A sad note sounded in a document that has many otherwise valuable suggestions: The Teaching and Learning Framework of the Washington (DC, US) Public Schools (DCPS) recommends incorporating learning styles into instruction. Why the developers of this document included the rather-thoroughly debunked learning styles idea eludes me, but it is very clearly there, appearing on the front cover and receiving three pages of coverage starting on page 24 (see image at right).
The impact of the recommendation remains to be seen, but it caught the eye of at least one reporter who covered it. Bill Turque of the Washington Post noted its presence in his story under the headline “Rhee’s 200-Page ‘Framework’ Spells Out Teaching Guidelines.”
According to the system, master teachers and principals who conduct observations will be able to recognize teaching that meets this standard by looking for markers of excellence.
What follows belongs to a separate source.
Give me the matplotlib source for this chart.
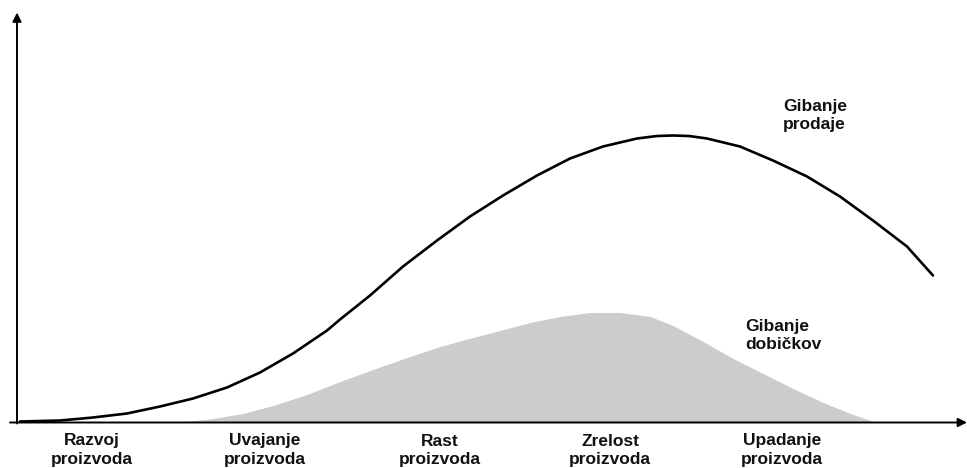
"""Product life cycle: sales and profit curves."""
import matplotlib
matplotlib.use('Agg')
import matplotlib.pyplot as plt

plt.rcParams['font.family'] = ['Liberation Sans', 'DejaVu Sans']

# time axis (arbitrary units) and curve values
sales_t = [3, 43, 76, 110, 143, 176, 210, 243, 276, 310, 323, 353, 386, 420,
           453, 486, 520, 553, 586, 620, 640, 656, 672, 690, 723, 756, 790,
           823, 856, 890, 916]
sales_v = [1, 2, 5, 9, 16, 24, 35, 50, 69, 92, 103, 127, 156, 182,
           206, 227, 247, 264, 276, 284, 286.5, 287, 286.5, 284, 276, 262,
           246, 226, 202, 176, 147]

profit_t = [153, 190, 226, 256, 290, 323, 356, 390, 423, 456, 483, 513,
            543, 573, 603, 633, 656, 686, 716, 746, 776, 806, 836, 860]
profit_v = [0, 3, 9, 17, 28, 41, 53, 65, 76, 85, 92, 100,
            106, 110, 110, 106, 97, 81, 64, 49, 34, 20, 8, 0]

stages = ['Razvoj\nproizvoda', 'Uvajanje\nproizvoda', 'Rast\nproizvoda',
          'Zrelost\nproizvoda', 'Upadanje\nproizvoda']
stage_t = [75, 248, 423, 593, 765]

W, H = 967, 468
fig = plt.figure(figsize=(W / 100, H / 100), dpi=100)
fig.patch.set_facecolor('white')
# origin of the axes sits at pixel (17, 422.5)
ax = fig.add_axes([17 / W, (H - 422.5) / H, 950 / W, 410 / H])
ax.set_xlim(0, 950)
ax.set_ylim(0, 410)
ax.axis('off')

ax.fill_between(profit_t, profit_v, 0, color='#cccccc', lw=0, zorder=1)
ax.plot(sales_t, sales_v, color='black', lw=1.9, solid_joinstyle='round',
        solid_capstyle='round', zorder=3)

# axes with arrow heads
arrow = dict(arrowstyle='-|>', color='black', lw=1.4, mutation_scale=13,
             shrinkA=0, shrinkB=0)
ax.annotate('', xy=(0, 410), xytext=(0, -1), arrowprops=arrow,
            annotation_clip=False, zorder=4)
ax.annotate('', xy=(950, 0), xytext=(-7, 0), arrowprops=arrow,
            annotation_clip=False, zorder=4)

txt = dict(fontsize=12.5, fontweight='bold', linespacing=1.3, color='#111111')
for t, lab in zip(stage_t, stages):
    ax.text(t, -11, lab, ha='center', va='top', clip_on=False, **txt)

ax.text(766, 324, 'Gibanje\nprodaje', ha='left', va='top', **txt)
ax.text(728, 104, 'Gibanje\ndobičkov', ha='left', va='top', **txt)

fig.savefig('out.png', dpi=100, facecolor='white')
plt.close(fig)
The Framework describes excellence as looking like this:
Teacher purposefully targets the auditory and visual learning styles throughout the lesson AND purposefully addresses 1 other learning style (e.g., tactile, kinesthetic, interpersonal) throughout the lesson or 2 other learning styles at some point in the lesson.
In a way, my concern should be muted. Perhaps I should even applaud the DCPS for not going whole hog on the learning styles path. At least the authors didn’t recommend differentiating instruction on the basis of learning styles.
Indeed, the recommendation might even be benign. Imagine a teacher who is working on reading fluency and, appropriately, having students read aloud. The teacher would have engaged the students’ visual and auditory modalities and, if that teacher had them following along with their fingers as they read, why—eurika— they would be employing the kinesthetic modality, too.
Link to download PDF of the DCPS Framework. Link to Mr. Turque’s story.


Can you provide links to the research that debunks the theory?
Oy vey.
Kelly, see this page
http://www.danielwillingham.com/learningstylescitationspage
You might find this page useful too:
http://www.aowm73.dsl.pipex.com/dyslexics/learning_styles.htm
Excellent, Susan! Thanks for the pointer.
For those of us who have been in the minority on the matter of learning styles, it’s nice to find fellow doubters.